Objective: Please print exactly the lines below, from the start of the material up to and including the line with "import plotly.graph_objects as go", but none of the pictures.

[Figure scripts]

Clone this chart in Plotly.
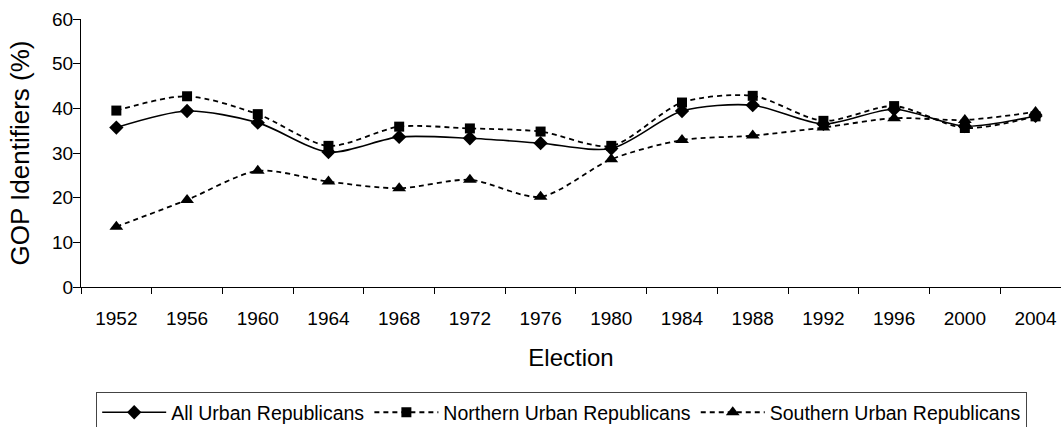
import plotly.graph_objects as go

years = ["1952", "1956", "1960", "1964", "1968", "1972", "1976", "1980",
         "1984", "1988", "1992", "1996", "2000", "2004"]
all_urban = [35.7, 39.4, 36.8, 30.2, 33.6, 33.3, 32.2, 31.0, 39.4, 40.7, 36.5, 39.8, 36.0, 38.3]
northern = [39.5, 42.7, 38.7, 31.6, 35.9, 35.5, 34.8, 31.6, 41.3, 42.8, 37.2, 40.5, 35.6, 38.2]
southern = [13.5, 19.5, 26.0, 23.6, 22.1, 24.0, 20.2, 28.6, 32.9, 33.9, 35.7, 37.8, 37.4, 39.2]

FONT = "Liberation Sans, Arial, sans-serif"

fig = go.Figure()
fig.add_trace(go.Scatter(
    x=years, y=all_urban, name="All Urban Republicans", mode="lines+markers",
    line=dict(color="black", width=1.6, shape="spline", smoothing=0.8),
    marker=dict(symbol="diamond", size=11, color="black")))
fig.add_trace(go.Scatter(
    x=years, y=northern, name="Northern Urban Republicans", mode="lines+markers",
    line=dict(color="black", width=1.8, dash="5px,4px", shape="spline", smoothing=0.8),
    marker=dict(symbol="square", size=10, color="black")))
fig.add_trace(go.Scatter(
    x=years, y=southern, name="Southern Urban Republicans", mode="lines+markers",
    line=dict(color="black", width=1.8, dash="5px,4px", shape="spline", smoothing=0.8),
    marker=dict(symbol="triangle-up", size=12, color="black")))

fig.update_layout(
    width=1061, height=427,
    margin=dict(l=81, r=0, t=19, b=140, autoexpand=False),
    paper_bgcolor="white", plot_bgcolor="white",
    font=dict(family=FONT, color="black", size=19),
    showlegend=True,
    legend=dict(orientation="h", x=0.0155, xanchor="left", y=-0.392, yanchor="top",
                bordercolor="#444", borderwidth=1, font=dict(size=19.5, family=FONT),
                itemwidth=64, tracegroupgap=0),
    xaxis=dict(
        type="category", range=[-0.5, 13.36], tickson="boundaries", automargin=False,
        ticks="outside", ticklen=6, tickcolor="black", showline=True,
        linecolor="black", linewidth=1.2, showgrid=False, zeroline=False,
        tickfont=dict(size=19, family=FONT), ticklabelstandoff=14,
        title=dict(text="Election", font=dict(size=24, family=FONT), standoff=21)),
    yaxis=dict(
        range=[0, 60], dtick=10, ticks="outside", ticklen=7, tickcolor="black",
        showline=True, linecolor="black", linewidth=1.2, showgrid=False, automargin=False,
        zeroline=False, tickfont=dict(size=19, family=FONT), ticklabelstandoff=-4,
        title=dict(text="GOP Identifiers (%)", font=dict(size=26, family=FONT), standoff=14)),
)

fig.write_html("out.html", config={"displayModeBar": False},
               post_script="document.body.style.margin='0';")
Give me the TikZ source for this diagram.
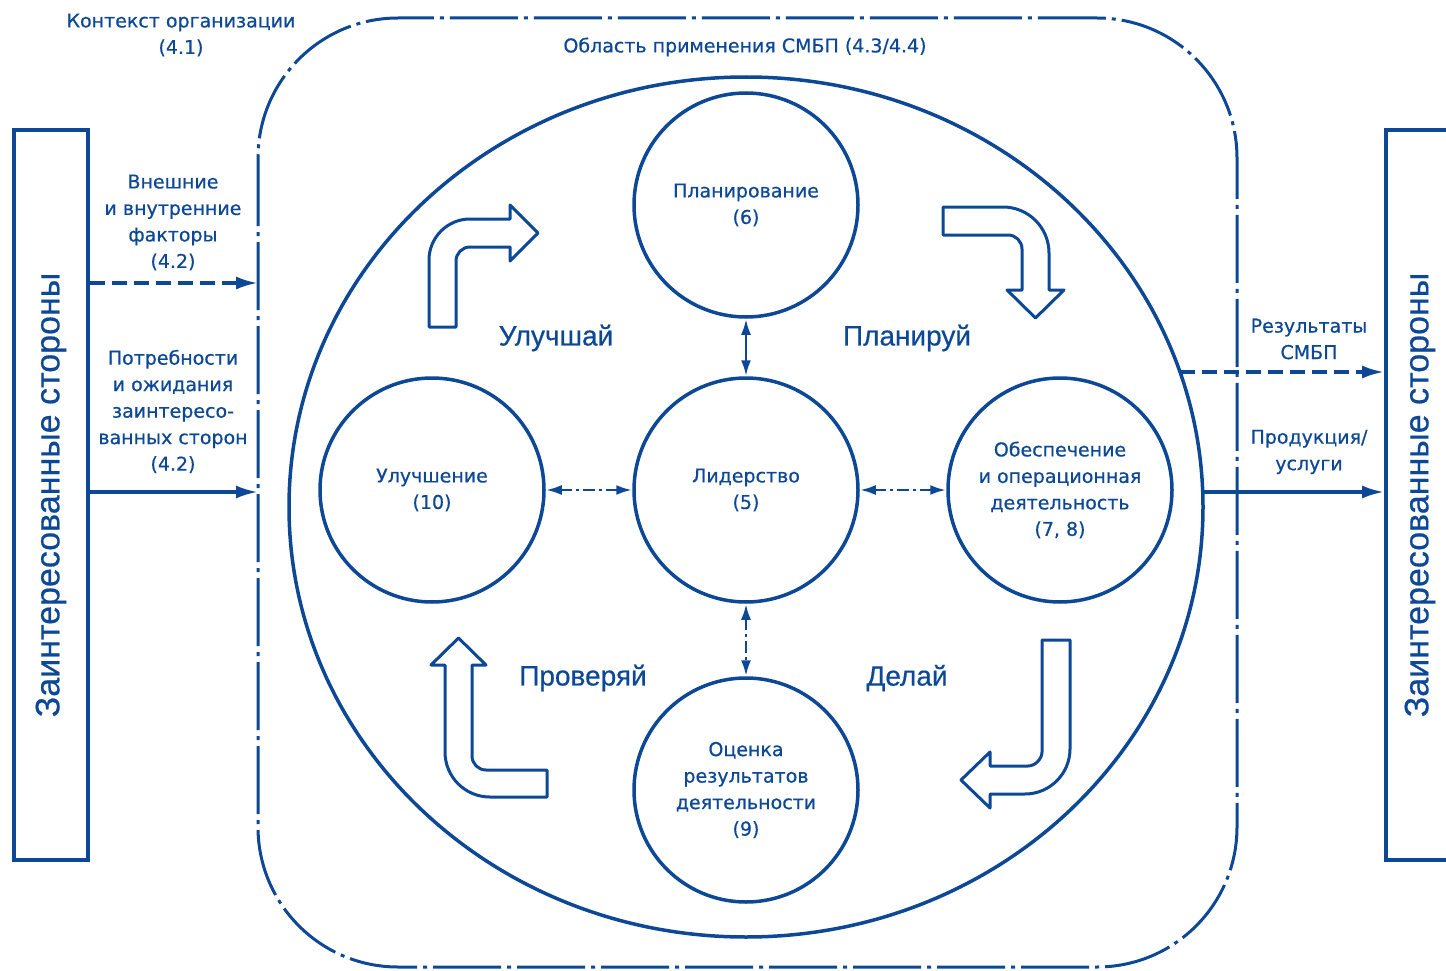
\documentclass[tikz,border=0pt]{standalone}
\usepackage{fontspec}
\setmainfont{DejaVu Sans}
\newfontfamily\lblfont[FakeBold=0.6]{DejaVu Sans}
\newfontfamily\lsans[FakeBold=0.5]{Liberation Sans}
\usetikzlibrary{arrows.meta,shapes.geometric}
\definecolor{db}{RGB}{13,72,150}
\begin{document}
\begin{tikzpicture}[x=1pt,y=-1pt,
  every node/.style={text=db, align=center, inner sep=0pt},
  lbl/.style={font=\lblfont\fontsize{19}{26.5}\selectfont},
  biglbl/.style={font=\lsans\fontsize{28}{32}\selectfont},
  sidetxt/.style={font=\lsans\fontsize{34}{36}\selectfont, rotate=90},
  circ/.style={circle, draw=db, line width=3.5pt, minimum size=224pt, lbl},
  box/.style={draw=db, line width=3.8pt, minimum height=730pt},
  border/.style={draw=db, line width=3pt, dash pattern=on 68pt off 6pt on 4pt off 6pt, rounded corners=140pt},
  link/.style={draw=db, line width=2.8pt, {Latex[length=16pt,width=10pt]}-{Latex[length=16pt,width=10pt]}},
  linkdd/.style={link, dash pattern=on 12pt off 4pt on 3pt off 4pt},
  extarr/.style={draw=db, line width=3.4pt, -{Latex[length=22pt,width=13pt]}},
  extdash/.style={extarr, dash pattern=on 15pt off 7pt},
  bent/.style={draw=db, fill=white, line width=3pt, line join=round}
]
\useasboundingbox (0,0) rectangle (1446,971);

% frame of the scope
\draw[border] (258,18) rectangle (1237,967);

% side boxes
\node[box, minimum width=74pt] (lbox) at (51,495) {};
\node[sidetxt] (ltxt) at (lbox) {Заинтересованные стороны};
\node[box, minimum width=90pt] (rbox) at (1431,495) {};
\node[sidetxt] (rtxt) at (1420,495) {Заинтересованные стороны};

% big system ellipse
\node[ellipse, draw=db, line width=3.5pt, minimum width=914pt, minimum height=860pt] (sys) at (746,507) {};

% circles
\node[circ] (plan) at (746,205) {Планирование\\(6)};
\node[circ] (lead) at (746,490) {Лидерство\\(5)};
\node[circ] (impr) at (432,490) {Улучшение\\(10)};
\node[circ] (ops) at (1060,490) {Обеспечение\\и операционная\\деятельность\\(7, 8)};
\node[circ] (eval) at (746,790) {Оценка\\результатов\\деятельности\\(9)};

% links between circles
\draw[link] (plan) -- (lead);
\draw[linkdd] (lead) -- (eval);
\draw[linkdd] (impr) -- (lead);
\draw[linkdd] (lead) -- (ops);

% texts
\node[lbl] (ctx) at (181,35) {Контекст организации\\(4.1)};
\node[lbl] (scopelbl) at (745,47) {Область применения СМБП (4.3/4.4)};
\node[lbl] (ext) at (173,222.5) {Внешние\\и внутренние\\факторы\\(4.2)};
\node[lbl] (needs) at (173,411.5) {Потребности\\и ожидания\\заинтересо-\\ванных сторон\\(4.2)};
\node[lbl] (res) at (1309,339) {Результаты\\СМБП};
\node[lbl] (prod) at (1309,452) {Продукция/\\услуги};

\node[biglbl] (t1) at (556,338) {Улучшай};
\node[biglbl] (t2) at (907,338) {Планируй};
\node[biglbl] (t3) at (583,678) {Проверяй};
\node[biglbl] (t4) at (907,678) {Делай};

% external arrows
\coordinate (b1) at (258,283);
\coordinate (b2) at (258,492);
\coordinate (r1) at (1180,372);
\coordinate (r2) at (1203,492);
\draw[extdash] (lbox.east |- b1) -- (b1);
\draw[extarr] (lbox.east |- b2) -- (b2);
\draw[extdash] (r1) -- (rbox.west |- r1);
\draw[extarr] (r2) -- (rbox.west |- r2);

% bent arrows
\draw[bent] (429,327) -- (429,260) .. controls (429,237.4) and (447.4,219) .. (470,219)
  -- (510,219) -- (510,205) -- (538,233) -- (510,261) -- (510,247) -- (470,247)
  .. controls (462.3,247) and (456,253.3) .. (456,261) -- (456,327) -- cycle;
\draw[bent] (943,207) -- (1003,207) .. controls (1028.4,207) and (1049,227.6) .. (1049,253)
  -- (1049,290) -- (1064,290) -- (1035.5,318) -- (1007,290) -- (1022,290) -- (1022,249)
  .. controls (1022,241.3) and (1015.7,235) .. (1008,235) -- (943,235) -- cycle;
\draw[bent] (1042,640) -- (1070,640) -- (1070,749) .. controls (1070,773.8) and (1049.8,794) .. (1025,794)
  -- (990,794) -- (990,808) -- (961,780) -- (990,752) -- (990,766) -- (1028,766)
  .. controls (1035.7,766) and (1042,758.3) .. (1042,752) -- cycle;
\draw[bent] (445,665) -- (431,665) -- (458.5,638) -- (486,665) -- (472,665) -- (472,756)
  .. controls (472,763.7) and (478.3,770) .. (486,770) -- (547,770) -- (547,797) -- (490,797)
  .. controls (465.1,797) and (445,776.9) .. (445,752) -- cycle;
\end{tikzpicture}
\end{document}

Result for this exercise:
Clone this chart in Plotly.
import plotly.graph_objects as go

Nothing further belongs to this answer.